Justin Fields would have liked catching Lamar Jackson, but ‘if there was one record I’d like to break, it’d be a passing record,’ says Chicago Bears QB


As teammates filled cardboard boxes and plastic bags with belongings in the Halas Hall locker room Monday morning, Justin Fields took inventory of his second season, one that ended Sunday as an onlooker for the team’s 10th consecutive loss.

Fields said his hip, which coach Matt Eberflus said made the quarterback unavailable for the 29-13 loss to the Minnesota Vikings at Soldier Field, was pretty good, calling it 80%.

“I could’ve (played), but I don’t know if I would’ve played my best game,” he said. “Actually, it really wasn’t up to me. The trainers, they didn’t want me playing. I couldn’t be out there.”

Fields will take a little time to recuperate before diving into offseason training, giving him time to reflect on his first season in Luke Getsy’s offense. He ran for 1,143 yards, the second-most by a quarterback in the NFL history, and passed for 2,242 yards with 17 touchdowns and 11 interceptions.

During a four-game stretch beginning in Week 7, the Bears averaged 31 points and Fields threw eight TD passes with only two picks and ran for another five scores. That included 178 yards rushing against the Miami Dolphins and 147 on the ground vs. the Detroit Lions.

“I feel like my overall understanding of the offense kind of hit midseason,” he said.

“The stuff that I was able to accomplish this year, couldn’t have done it without my teammates, coaches, stuff like that. But I also understand that I need to get better at a lot. Got to go back to work to training, get better.”

As disappointing as it was that Fields couldn’t run down Lamar Jackson’s rushing record for QBs — he needed more 64 yards to set the mark — there probably isn’t a person in the organization that wants to see him in striking distance of the achievement in the future. Fields missed a game with a separated shoulder, then the hip injury this season, and was sidelined for four games by injuries as a rookie. The hits from 55 sacks and 160 rushes took a toll.

“It’s a rushing record and I’m a quarterback,” Fields said. “Of course it would’ve been cool to have, but I’m not really into records like that. If there was one record I’d like to break, of course it’d be a passing record, so we’ll see if we can get that done in the near future.”

He expressed faith in general manager Ryan Poles to improve the roster after a 3-14 season that landed the Bears the No. 1 pick in the draft to go with more salary-cap room the team could possibly be able to whittle through in a year.

“I know Ryan has a great understanding of what needs to be done around here,” Fields said. “That’s not my job to control any of that. Whatever he needs me to do in terms of recruiting, I’m sure we’re going to have that conversation in a bit.

“Whatever he’s going to do, I fully trust him. His goal is to make the best team he can for us. I know he’s going to do a great job of that. We’re going to get better and work in the offseason.”

Fields said the four-game streak for the offense sparked optimism moving forward.

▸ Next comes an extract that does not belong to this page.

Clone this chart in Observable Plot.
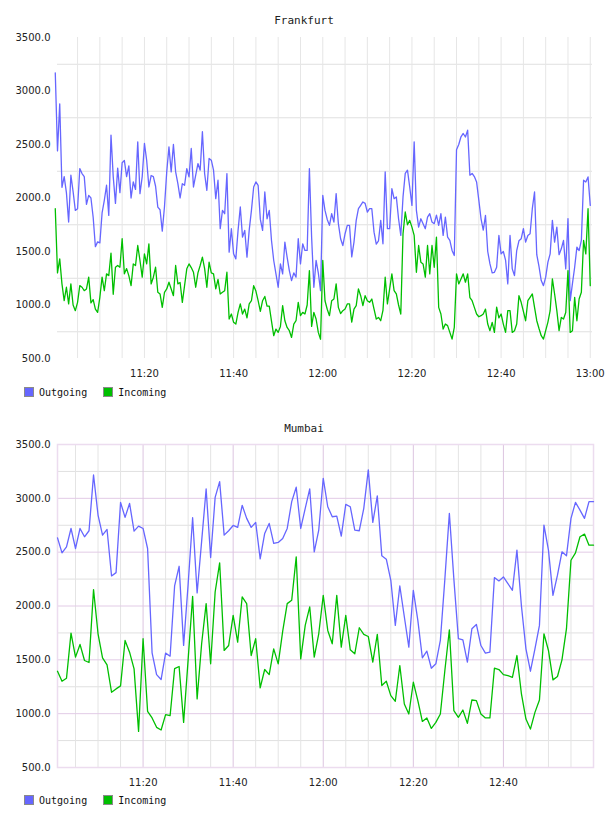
<!DOCTYPE html>
<html>
<head>
<meta charset="utf-8">
<script src="https://cdn.jsdelivr.net/npm/d3@7"></script>
<script src="https://cdn.jsdelivr.net/npm/@observablehq/plot@0.6"></script>
<style>
  html, body { margin: 0; padding: 0; background: #fff; }
  body { position: relative; width: 608px; height: 816px; overflow: hidden; }
  .title { position: absolute; left: 0; width: 608px; text-align: center;
           font: 11px "DejaVu Sans Mono", monospace; line-height: 13px; color: #222; }
  .panel { position: absolute; left: 0; }
  .legend { position: absolute; left: 24px; height: 10px; display: flex; align-items: center;
            font: 10px "DejaVu Sans Mono", monospace; color: #111; }
  .legend .item { display: flex; align-items: center; margin-right: 16px; }
  .legend .sw { width: 8px; height: 8px; border: 1px solid #8a8a8a; margin-right: 5px; }
</style>
</head>
<body>
<script>
// Frankfurt: 30-second samples from 11:00 to 13:00
const outgoingFrankfurt = [
  3170, 2440, 2880, 2100, 2200, 2050, 1775, 2213, 2060, 1884,
  1900, 2275, 2228, 2200, 1940, 2025, 2000, 1820, 1545, 1590,
  1580, 1860, 1978, 2119, 1837, 2588, 2200, 1950, 2280, 2050,
  2330, 2350, 2200, 2300, 2000, 2150, 2080, 2525, 2040, 2200,
  2510, 2353, 2103, 2210, 2200, 2110, 1915, 1890, 1690, 1920,
  2244, 2478, 2244, 2500, 2244, 2134, 2000, 2134, 2119, 2275,
  2197, 2463, 2103, 2213, 2322, 2260, 2619, 2228, 2072, 2369,
  2353, 2260, 1994, 2166, 1713, 1884, 1853, 2228, 1494, 1713,
  1478, 1431, 1697, 1916, 1634, 1697, 1447, 1700, 1884, 2103,
  2150, 2119, 1800, 1697, 2056, 1806, 1884, 1603, 1416, 1291,
  1166, 1384, 1291, 1588, 1447, 1322, 1228, 1300, 1260, 1619,
  1384, 1572, 1510, 1510, 2275, 1634, 1166, 1416, 1300, 1134,
  2025, 1884, 1800, 1744, 1853, 1775, 2041, 1760, 1619, 1556,
  1666, 1744, 1744, 1450, 1588, 1791, 1900, 1931, 1963, 1950,
  1869, 1900, 1900, 1681, 1570, 1600, 1791, 1572, 2244, 1713,
  1713, 2088, 1994, 2010, 1806, 1650, 2010, 2230, 2260, 2103,
  1931, 2525, 1884, 1728, 1806, 1760, 1713, 1822, 1853, 1775,
  1760, 1840, 1744, 1853, 1650, 1822, 1634, 1603, 1510, 1463,
  2450, 2500, 2572, 2603, 2570, 2634, 2213, 2230, 2200, 2150,
  1980, 1806, 1700, 1837, 1500, 1384, 1300, 1306, 1353, 1650,
  1478, 1500, 1420, 1197, 1650, 1338, 1275, 1509, 1600, 1619,
  1713, 1588, 1650, 1666, 1900, 2056, 1470, 1360, 1228, 1181,
  1260, 1400, 1478, 1791, 1588, 1728, 1470, 1525, 1603, 1338,
  1806, 1041, 1200, 1353, 1541, 1509, 1603, 2166, 2150, 2197,
  1931
];
const incomingFrankfurt = [
  1900, 1300, 1431, 1197, 1040, 1166, 1010, 1197, 1000, 947,
  1025, 1181, 1166, 1134, 1150, 1260, 1020, 1050, 962, 931,
  1072, 1260, 1134, 1291, 1275, 1485, 1100, 1353, 1369, 1353,
  1619, 1291, 1340, 1275, 1181, 1384, 1369, 1556, 1416, 1260,
  1478, 1384, 1572, 1197, 1260, 1353, 1119, 1103, 978, 1119,
  1150, 1213, 1150, 1087, 1369, 1197, 1210, 1025, 1181, 1338,
  1384, 1350, 1306, 1166, 1300, 1369, 1447, 1340, 1166, 1400,
  1300, 1291, 1150, 1240, 1103, 1119, 1134, 1306, 869, 916,
  838, 822, 931, 1010, 916, 962, 880, 1010, 1040, 1181,
  1130, 1040, 940, 1040, 1080, 990, 990, 850, 713, 775,
  744, 800, 994, 853, 790, 760, 697, 822, 853, 1025,
  900, 931, 916, 1000, 1322, 800, 931, 869, 744, 680,
  1416, 1040, 960, 900, 1040, 1056, 1197, 978, 920, 947,
  962, 1010, 1010, 840, 962, 994, 1150, 1087, 994, 1087,
  1040, 1025, 1056, 962, 869, 884, 853, 950, 1260, 1010,
  1150, 1291, 1134, 1103, 1000, 916, 1666, 1869, 1750, 1791,
  1728, 1650, 1306, 1556, 1400, 1384, 1260, 1556, 1291, 1556,
  1353, 1634, 978, 916, 775, 822, 807, 744, 682, 791,
  1291, 1197, 1244, 1291, 1213, 1291, 1070, 1040, 978, 916,
  890, 900, 916, 962, 822, 760, 838, 744, 980, 880,
  916, 822, 744, 947, 947, 744, 760, 822, 1087, 1025,
  940, 853, 1040, 1072, 1103, 978, 853, 780, 713, 682,
  760, 840, 947, 1244, 1103, 947, 760, 884, 869, 930,
  1322, 744, 760, 1072, 853, 1056, 1119, 1603, 1478, 1900,
  1181
];

// Mumbai: one sample per minute from 11:01 to 13:00
const outgoingMumbai = [
  2633, 2494, 2550, 2720, 2534, 2720, 2643, 2699, 3217, 2845,
  2658, 2711, 2279, 2310, 2963, 2823, 2953, 2696, 2742, 2720,
  2534, 1565, 1363, 1317, 1562, 1534, 2186, 2369, 1634, 2200,
  2820, 2121, 2600, 3087, 2450, 3009, 3155, 2658, 2699, 2748,
  2730, 2935, 2814, 2730, 2776, 2438, 2674, 2767, 2581, 2590,
  2627, 2720, 2969, 3103, 2720, 2907, 3087, 2503, 2705, 3186,
  2922, 2829, 2835, 2649, 2944, 2922, 2705, 2699, 2907, 3264,
  2776, 3022, 2466, 2435, 2239, 1820, 2186, 1900, 1618, 2146,
  1866, 1519, 1581, 1422, 1463, 1680, 2250, 2860, 2250, 1696,
  1686, 1478, 1789, 1829, 1633, 1562, 1572, 2264, 2233, 2270,
  2208, 2146, 2519, 2000, 1602, 1394, 1602, 1820, 2752, 2519,
  2099, 2286, 2503, 2466, 2814, 2963, 2891, 2814, 2969, 2969
];
const incomingMumbai = [
  1394, 1301, 1329, 1748, 1525, 1643, 1494, 1475, 2152, 1742,
  1519, 1453, 1199, 1230, 1258, 1680, 1571, 1416, 835, 1696,
  1022, 960, 873, 848, 991, 981, 1419, 1438, 919, 1500,
  2090, 1137, 1649, 2022, 1463, 2130, 2401, 1587, 1633, 1913,
  1665, 2084, 2022, 1540, 1696, 1239, 1410, 1363, 1602, 1463,
  1767, 2022, 2053, 2456, 1509, 1820, 1991, 1525, 1742, 2099,
  1773, 1649, 2099, 1618, 1913, 1593, 1556, 1798, 1736, 1717,
  1478, 1736, 1261, 1301, 1168, 1115, 1447, 1090, 997, 1292,
  1121, 928, 960, 863, 919, 997, 1401, 1779, 1028, 966,
  1034, 910, 1127, 1121, 997, 960, 960, 1422, 1410, 1363,
  1354, 1338, 1540, 1183, 950, 857, 1012, 1127, 1742, 1587,
  1314, 1345, 1500, 1789, 2425, 2494, 2643, 2668, 2565, 2565
];

const seriesNames = ["Outgoing", "Incoming"];
const seriesColors = ["#6666ff", "#00bf00"];
const yTicks = [500, 1000, 1500, 2000, 2500, 3000, 3500];
const yMinorGrid = [750, 1250, 1750, 2250, 2750, 3250];
const frankfurtTimeTicks = ["11:20", "11:40", "12:00", "12:20", "12:40", "13:00"];
const mumbaiTimeTicks = ["11:20", "11:40", "12:00", "12:20", "12:40"];

const at = (h, m, s = 0) => new Date(Date.UTC(2020, 0, 1, h, m, s));
const toTime = (label) => { const [h, m] = label.split(":").map(Number); return at(h, m); };
const hhmm = d3.utcFormat("%H:%M");

function series(values, start, stepMs) {
  return values.map((v, i) => ({ t: new Date(+start + i * stepMs), v }));
}

function addTitle(text, top) {
  const d = document.createElement("div");
  d.className = "title";
  d.style.top = top + "px";
  d.textContent = text;
  document.body.appendChild(d);
}

function addLegend(top) {
  const lg = document.createElement("div");
  lg.className = "legend";
  lg.style.top = top + "px";
  seriesNames.forEach((name, i) => {
    const it = document.createElement("div");
    it.className = "item";
    const sw = document.createElement("div");
    sw.className = "sw";
    sw.style.background = seriesColors[i];
    const tx = document.createElement("span");
    tx.textContent = name;
    it.appendChild(sw);
    it.appendChild(tx);
    lg.appendChild(it);
  });
  document.body.appendChild(lg);
}

function addPanel(svg, top) {
  const wrap = document.createElement("div");
  wrap.className = "panel";
  wrap.style.top = top + "px";
  wrap.appendChild(svg);
  document.body.appendChild(wrap);
}

const baseStyle = { fontFamily: "DejaVu Sans", fontSize: "10px", color: "#222", background: "transparent", overflow: "visible" };

// ---- Frankfurt ----
const fStart = at(11, 0, 0);
const fOut = series(outgoingFrankfurt, fStart, 30000);
const fIn = series(incomingFrankfurt, fStart, 30000);
const fVertGrid = d3.utcMinute.every(5).range(at(11, 5), at(13, 0, 1));

addTitle("Frankfurt", 14);
addPanel(Plot.plot({
  width: 608, height: 352,
  marginLeft: 57, marginRight: 16, marginTop: 7, marginBottom: 24,
  style: baseStyle,
  x: { type: "utc", domain: [at(11, 0, 30), at(13, 0, 30)], ticks: frankfurtTimeTicks.map(toTime),
       tickFormat: hhmm, tickSize: 0, tickPadding: 11, label: null },
  y: { domain: [500, 3500], ticks: yTicks, tickFormat: d => d.toFixed(1), tickSize: 0, tickPadding: 7, label: null },
  marks: [
    Plot.ruleY(yMinorGrid, { stroke: "#e0e0e0", strokeWidth: 1 }),
    Plot.ruleX(fVertGrid, { stroke: "#e6e6e6", strokeWidth: 1 }),
    Plot.line(fOut, { x: "t", y: "v", stroke: seriesColors[0], strokeWidth: 1.3 }),
    Plot.line(fIn, { x: "t", y: "v", stroke: seriesColors[1], strokeWidth: 1.3 })
  ]
}), 30);
addLegend(387);

// ---- Mumbai ----
const mStart = at(11, 1, 0);
const mOut = series(outgoingMumbai, mStart, 60000);
const mIn = series(incomingMumbai, mStart, 60000);
const mMajorX = mumbaiTimeTicks.map(toTime);
const mMinorX = d3.utcMinute.every(5).range(at(11, 5), at(12, 56))
  .filter(d => d.getUTCMinutes() % 20 !== 0);

addTitle("Mumbai", 422);
addPanel(Plot.plot({
  width: 608, height: 354,
  marginLeft: 57, marginRight: 15, marginTop: 7, marginBottom: 24,
  style: baseStyle,
  x: { type: "utc", domain: [at(11, 1), at(13, 0)], ticks: mMajorX,
       tickFormat: hhmm, tickSize: 0, tickPadding: 11, label: null },
  y: { domain: [500, 3500], ticks: yTicks, tickFormat: d => d.toFixed(1), tickSize: 0, tickPadding: 7, label: null },
  marks: [
    Plot.ruleY(yMinorGrid, { stroke: "#e0e0e0", strokeWidth: 1 }),
    Plot.ruleX(mMinorX, { stroke: "#e4e4e4", strokeWidth: 1 }),
    Plot.ruleY(yTicks.slice(1, -1), { stroke: "#e2cbe6", strokeWidth: 1 }),
    Plot.ruleX(mMajorX, { stroke: "#dcc4e0", strokeWidth: 1 }),
    Plot.frame({ stroke: "#ecdcef", strokeWidth: 1.5 }),
    Plot.line(mOut, { x: "t", y: "v", stroke: seriesColors[0], strokeWidth: 1.3 }),
    Plot.line(mIn, { x: "t", y: "v", stroke: seriesColors[1], strokeWidth: 1.3 })
  ]
}), 437);
addLegend(795);
</script>
</body>
</html>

But maybe the most important element for the 23-year-old is an established relationship with Getsy — one they’ll pick up to refine elements of Fields’ game with improved talent around him.

“Luke’s a down-to-earth guy,” he said. “Probably one of the realest coaches I’ve been around. He’ll tell you straight up. He’s genuine, he’s smart too, so I just love being around and just kind of see his soul and see how pure it is and how pure his heart is.”

The Bears have the buy-in required from Fields and 2023, without question, will be a pivotal season for the quarterback’s future. He has time to heal up before attacking the offseason, mentioning he wants to spend more time with receivers to ensure they’re on the same page.

Fields has energized the fan base and sparked optimism for a team that has so many major questions on both sides of the ball. He’s energized teammates and captured the attention of the rest of the league way back in Week 1 when the Bears upset the San Francisco 49ers in a rainstorm.

“New regime, new GM, new head coach, new team, I think that was a pretty memorable moment for everybody,” he said. “Especially the setting of that game, felt like we were in a movie. That was a great moment of the year.”

Team-wise, great moments were scarce after that. And that’s why Poles, Fields and everyone else involved has much work to accomplish.